La Comédie fait rire, parce que les sottises des petits ne sont que des sottises : on n'en craint point les suites. La Tragédie excite la terreur & la pitié ; ce qui est signifié par le nom même de la Tragédie. La Comédie fait rire : & c'est ce qui la rend Comique ou Comédie. Au reste , la Poésie Dramatique fit plus de progrès depuis 1635 jusqu'en 1665 ; elle se perfectionna plus en ces trente années-là, qu'elle ne l'avoit fait dans les trois siécles précédens. Rotrou parut en même tems que Corneille : Racine, Molière & Quinaut vinrent bientôt après. Quels progrès a fait depuis, parmi nous, cette même Poésie Dramatique ? Aucun. Mais il est inutile d'entrer ici dans de plus grands détails.

Références :

Pièce :

Racine, Phèdre, acte 5, scène 6 : la mort d’Hippolyte ne peut qu’être rapportée dans un récit.

Critique littéraire :

Horace, Art poétique, vers 179-184 : il y a des choses qu’on ne peut montrer au public, et qu’on ne peut que raconter.

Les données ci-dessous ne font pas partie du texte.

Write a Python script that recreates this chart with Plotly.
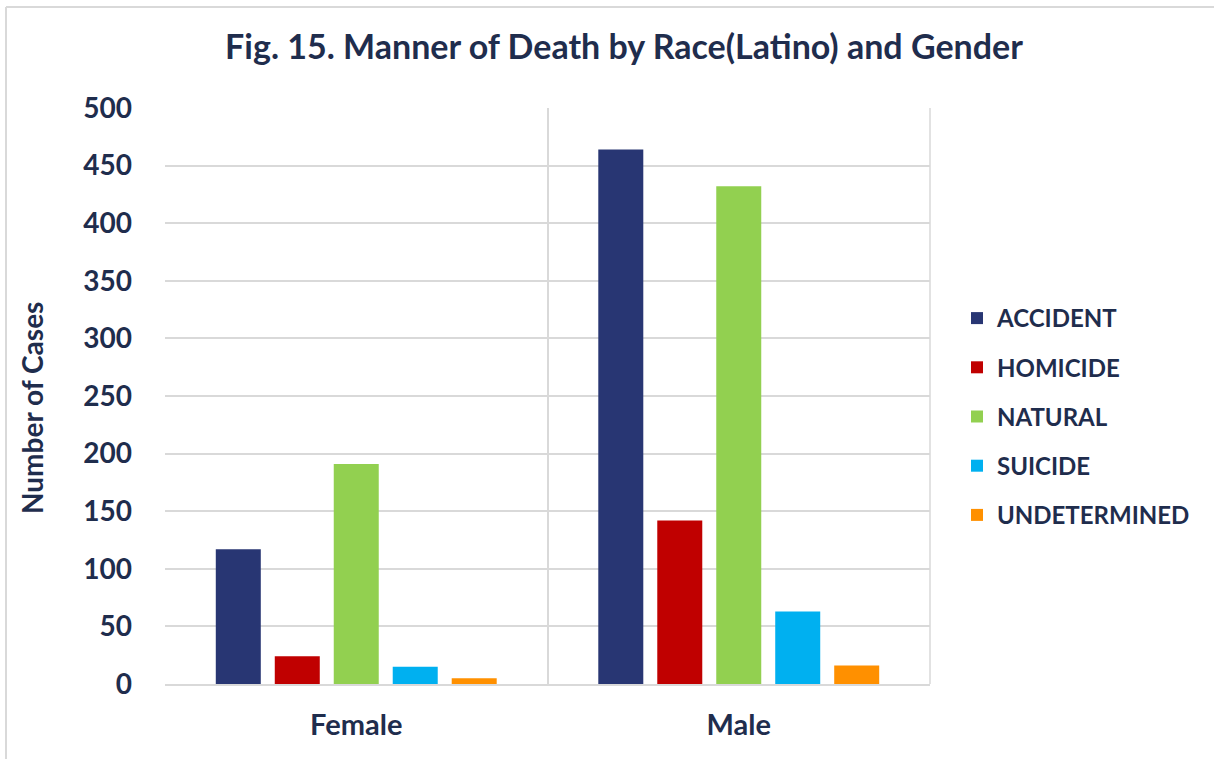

Horace, Épitres, livre 1, épitre 2, vers 14 : ce qui fait qu’on ne peut imaginer de rire à la tragédie, c’est que les folies des rois font le malheur de leur peuple.

La fin de l’article fait un résumé vigoureux de l’histoire de la comédie en France ; après trois siècles d’errements, un premier auteur, Rotrou, puis les quatre noms du Grand Siècle, Corneille, racine, Molière, Quinault,. Deux dates limites : 1635-1665.